He was a life vice-president and life member of Ivel Barbarians Rugby Club.
Mr Perry was born at Red Barn Farm, Egford, near Frome, the middle boy of a farming family. His father, Jack, was an invalid and Mr Perry farmed with his brothers before going to work for quarry owner Sidney Morris, based at Chilthorne Domer, near Yeovil. The firm later expanded, and at Mr Perry’s suggestion bought the quarry at Gurney Slade. He also had interests in a plant hire company in Dorset.
Mr Perry’s family had been involved in farming for generations – his grandfather Maurice farmed the land which is now Lyde Road estate in Yeovil – and Mr Perry continued to farm for some years, at one time rearing beef for Waitrose.
He was a member of the former Yeovil Rural District Council, where his motto was: “people before politics”. He had also been a member of Yeovil Rotary Club.
His favourite charity was St Margaret’s Somerset Hospice. In the past he had provided a mini-bus for the rugby club then based at Johnson Park, and it was much-used by the club’s youngsters. He loved travelling and at one time he and his wife had a second home in Spain.

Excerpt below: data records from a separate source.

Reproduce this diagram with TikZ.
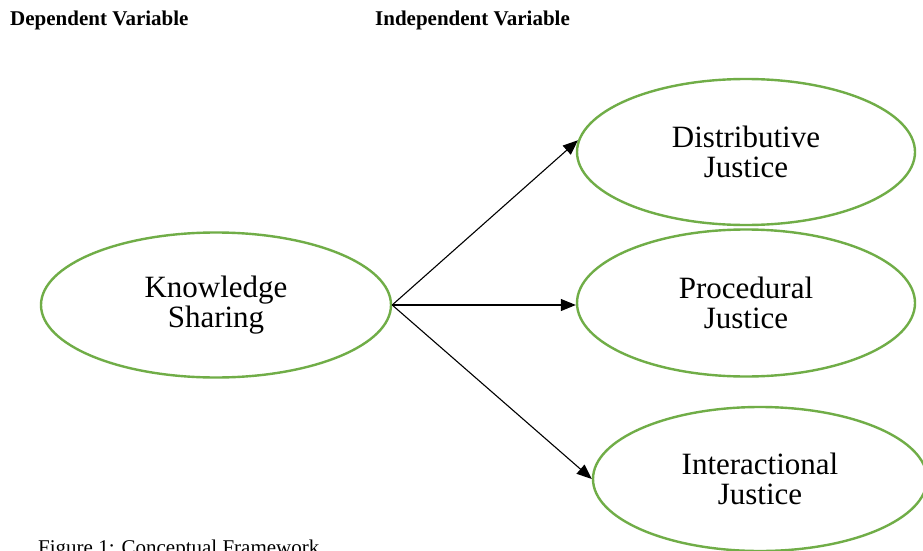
\documentclass[tikz,border=0pt]{standalone}
\usepackage{fontspec}
\setmainfont{Liberation Serif}[BoldFont={Liberation Serif Bold}]
\usetikzlibrary{shapes.geometric,arrows.meta}
\definecolor{ovalgreen}{HTML}{70AD47}
\tikzset{
  oval/.style={ellipse, draw=ovalgreen, line width=2.4pt, inner sep=0pt,
    align=center, font=\fontsize{31}{30}\selectfont},
  link/.style={draw=black, line width=1.1pt, -{Triangle[length=15pt,width=12pt]}},
  heading/.style={anchor=base west, inner sep=0pt, font=\fontsize{21}{24}\selectfont\bfseries},
  caption/.style={anchor=base west, inner sep=0pt, font=\fontsize{21}{24}\selectfont}
}
\begin{document}
\begin{tikzpicture}[x=1pt,y=-1pt]
\useasboundingbox (0,0) rectangle (923,551);
\clip (0,0) rectangle (923,551);
\fill[white] (0,0) rectangle (923,551);

\node[heading] (dep) at (10,26) {Dependent Variable};
\node[heading] (indep) at (375,26) {Independent Variable};

\node[oval, minimum width=350pt, minimum height=145pt] (ks) at (216,305) {Knowledge\\Sharing};
\node[oval, minimum width=338pt, minimum height=146pt] (dj) at (746,152) {Distributive\\Justice};
\node[oval, minimum width=338pt, minimum height=147pt] (pj) at (746,303) {Procedural\\Justice};
\node[oval, minimum width=334pt, minimum height=144pt] (ij) at (760,479) {Interactional\\Justice};

\draw[link] (ks.east) -- (dj.176);
\draw[link] (ks.east) -- (ks.east -| pj.west);
\draw[link] (ks.east) -- (ij.west);

\node[caption] (cap) at (38,554) {Figure 1: Conceptual Framework};
\end{tikzpicture}
\end{document}
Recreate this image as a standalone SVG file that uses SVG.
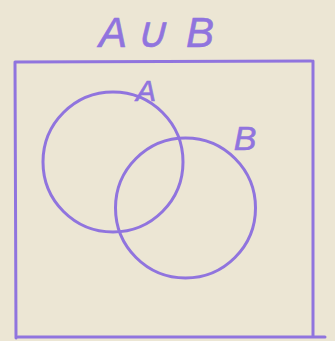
<svg xmlns="http://www.w3.org/2000/svg" width="335" height="341" viewBox="0 0 335 341">
<style>
.ink{fill:none;stroke:#9074de;stroke-width:3;stroke-linecap:round}
.lbl{fill:#9074de;stroke:#9074de;stroke-width:0.6;font-family:"Liberation Sans",Arial,sans-serif;font-style:italic;text-anchor:middle}
</style>
<rect width="335" height="341" fill="#ece6d4"/>
<g id="title"><text class="lbl" font-size="42" y="47"><tspan x="113">A</tspan><tspan x="150">∪</tspan><tspan x="200">B</tspan></text></g>
<g id="universe"><path class="ink" d="M15,62 L311,61 M313,61 L313,337 M15,62 L16,338 M18,337 L325,337"/></g>
<g id="setA"><circle class="ink" cx="113" cy="162" r="70"/><text class="lbl" x="146" y="101" font-size="30">A</text></g>
<g id="setB"><circle class="ink" cx="185.5" cy="208" r="70"/><text class="lbl" x="245" y="150" font-size="34">B</text></g>
</svg>
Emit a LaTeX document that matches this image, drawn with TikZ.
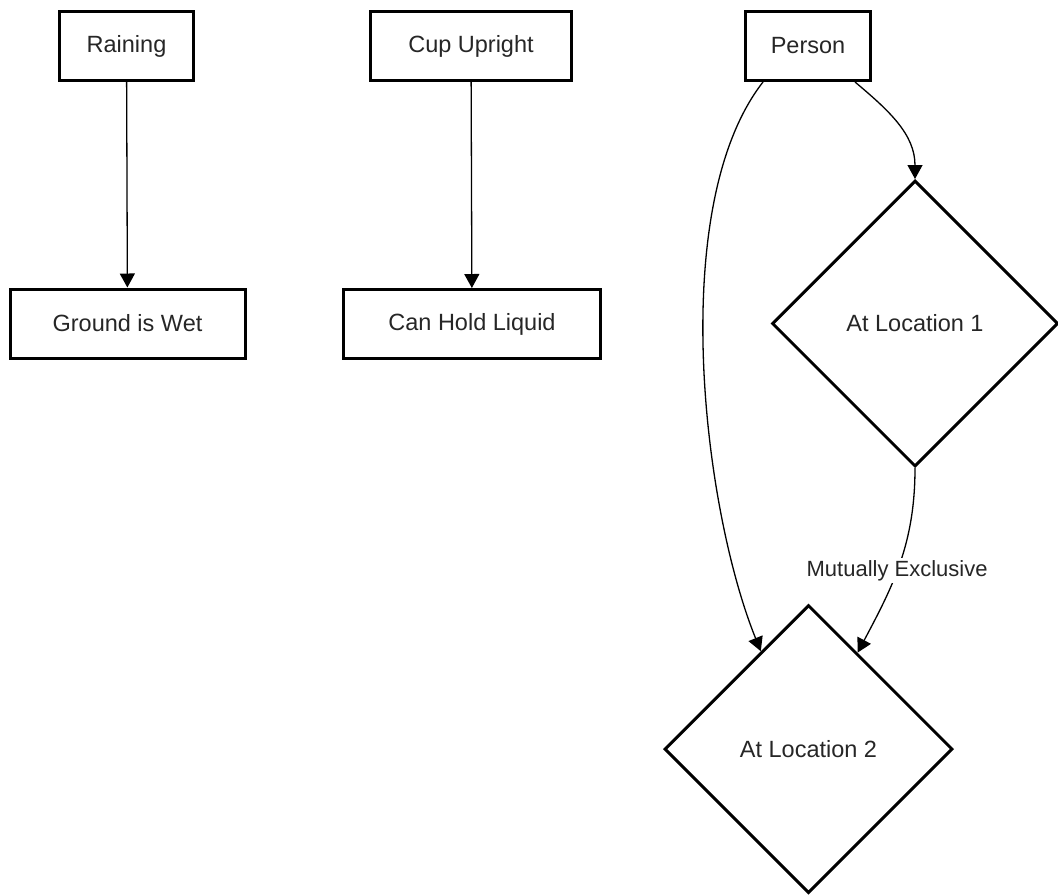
\documentclass[tikz,border=0pt]{standalone}
\usepackage{fontspec}
\setmainfont{Liberation Sans}
\usetikzlibrary{arrows.meta, shapes.geometric}

\begin{document}
\begin{tikzpicture}[
            x=1pt,
            y=1pt,
            >={Triangle[length=14pt, width=15pt]},
            font=\fontsize{23.5}{28}\selectfont,
            block/.style={
                draw,
                rectangle,
                minimum height=69pt,
                inner sep=0pt,
                align=center,
                line width=3pt,
                text=black!85
            },
            decision/.style={
                draw,
                diamond,
                minimum width=286pt,
                minimum height=286pt,
                inner sep=0pt,
                align=center,
                line width=3pt,
                text=black!85
            },
            link/.style={->, line width=1.3pt}
        ]
            \useasboundingbox (0,0) rectangle (1058,-895);

            % Chuva e chao molhado
            \node [block, minimum width=134pt] (raining) at (126.5,-46) {Raining};
            \node [block, minimum width=235pt] (ground) at (127.5,-323.5) {Ground is Wet};
            \draw [link] (raining) -- (ground);

            % Copo em pe
            \node [block, minimum width=201pt] (cup) at (471,-46) {Cup Upright};
            \node [block, minimum width=257pt] (liquid) at (472,-324) {Can Hold Liquid};
            \draw [link] (cup) -- (liquid);

            % Pessoa e as duas posicoes
            \node [block, minimum width=125pt] (person) at (808,-46) {Person};
            \node [decision] (loc1) at (915,-323.5) {At Location 1};
            \node [decision, minimum width=288pt, minimum height=288pt] (loc2) at (808.5,-749) {At Location 2};

            % Ligacoes curvas
            \draw [link] ([xshift=19pt]person.south west)
                to [out=232, in=112, looseness=0.7] (loc2.116);
            \draw [link] ([xshift=-17pt]person.south east)
                to [out=-40, in=90] (loc1.north);
            \draw [link] (loc1.south)
                to [out=-90, in=62]
                node [pos=0.54, fill=white, inner sep=2pt, text=black!85,
                      font=\fontsize{22}{26}\selectfont] {Mutually Exclusive}
                (loc2.63);
        \end{tikzpicture}
\end{document}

During his time in Yeovil Hospital, where he died, he was amused to think that his firm was responsible for pouring the first concrete for the hospital’s foundations in the early 1970s.
His wife, Trisha Cook-Perry, recently retired deputy chairman of South Somerset and Mendip Magistrates Court said: “so many people have rung to say what a lovely man George was. He was a great sportsman with a tremendous sense of fun. I can remember a cricket match at Chilthorne Domer where he did a hand stand because he had bowled someone out or something. He stayed standing on his head and hands and everyone howled with laughter.
“Second best was never good enough for him, but he was also a real people person.
“His nickname, ‘Just William’ absolutely sums him up.”
A date for the funeral service has yet to be confirmed.